We see two things happening now, I think.  Sympathetic voters, those distrustful of government, but not the fervent true-believers that make up the Tea Party ranks in the House of Representatives, look around and see government blocked from doing the things even they accept it should be entrusted to do.   Like ranchers in South Dakota, faced with financial losses and the massive work of clearing away 20,000 cattle killed by a freak October blizzard, unable to get help from FEMA because the government is shut down.  One rancher told the New York Times:


If this event had happened to one rancher, if he had lost everything that he owned, you would not hear one word from us.  We would pull together and make him whole. But how do you do that when you’re all in the same boat?

And that, in short, is as clear an argument as anyone could make for why we have government safety nets.  And by hating government - all government, and everything it does -  Tea Partiers go beyond the sentiments of most Republican voters.  Red state voters may have a different view than blue state voters about how much government is enough government, but nearly everyone wants the government to step in when natural disasters sweep away communities.  We saw it in New Jersey after Sandy, we see it in Florida after hurricanes and in Missouri after tornadoes, and now we are seeing it in South Dakota.  

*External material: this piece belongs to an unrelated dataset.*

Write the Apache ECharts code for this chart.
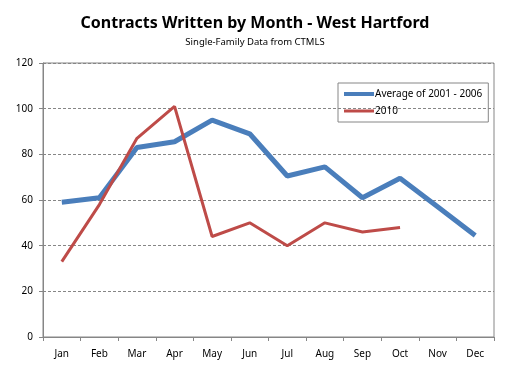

Second, we see Wall Street, in a panic, calling off their populist allies.  The point was made today in a Wall Street Journal editorial.  The official newspaper of the investment class said:  "It's time to wrap up this comedy of political errors." Another conservative paper, the Houston Chronicle, the voice of big oil in the way the Wall Street Journal is the voice of Wall Street, expressed buyer's remorse, regretting its endorsement of Tea Party conspirator Ted Cruz.  The paper waxes nostalgic for Kay Bailey Hutchison, a skillful advocate for the energy industry.  Cruz, the paper now seems to realize, is a self-involved politically ambitious lout, unconcerned about what is best for Texans, unwilling to work toward politically necessary compromises.  

So rank-and-file voters and the economic elites that have long used the Republican Party to preserve their wealth and privilege are dismayed by the Tea Partiers in the House and Senate.  They can't say I didn't warn them.

Update: For a similar view to mine - that the Tea Party is another effort by the elite to construct a vehicle for the preservation of their own wealth and influence - see the new essay by Michael Lind on Salon.  His view is a little different - he uses data to show that Tea Party activists are more likely to be drawn from the better-off than the white working class.  That seems true, and is unsurprising, but I think that it is also a little beside the point.  I think the goal of the Tea Party, like the earlier efforts by the Republican party to appeal to southern racists during the Nixon era, and evangelicals from Reagan through Bush, is to pump out rhetoric that changes the focus of the political conversation, and gets racists and the religious and the agitated to the polls to vote for Republican candidates who historically have had no intention whatsoever to deliver on the promises they made to these groups.  The hiccup for the party this time: some of these Tea Party candidates actually believe this stuff.  So, when they get to Congress, they actually try to pull the plug on the money machine.  The Republican Party doesn't want to shut off the flow of government money, they just want to redirect it to corporations and the well-off.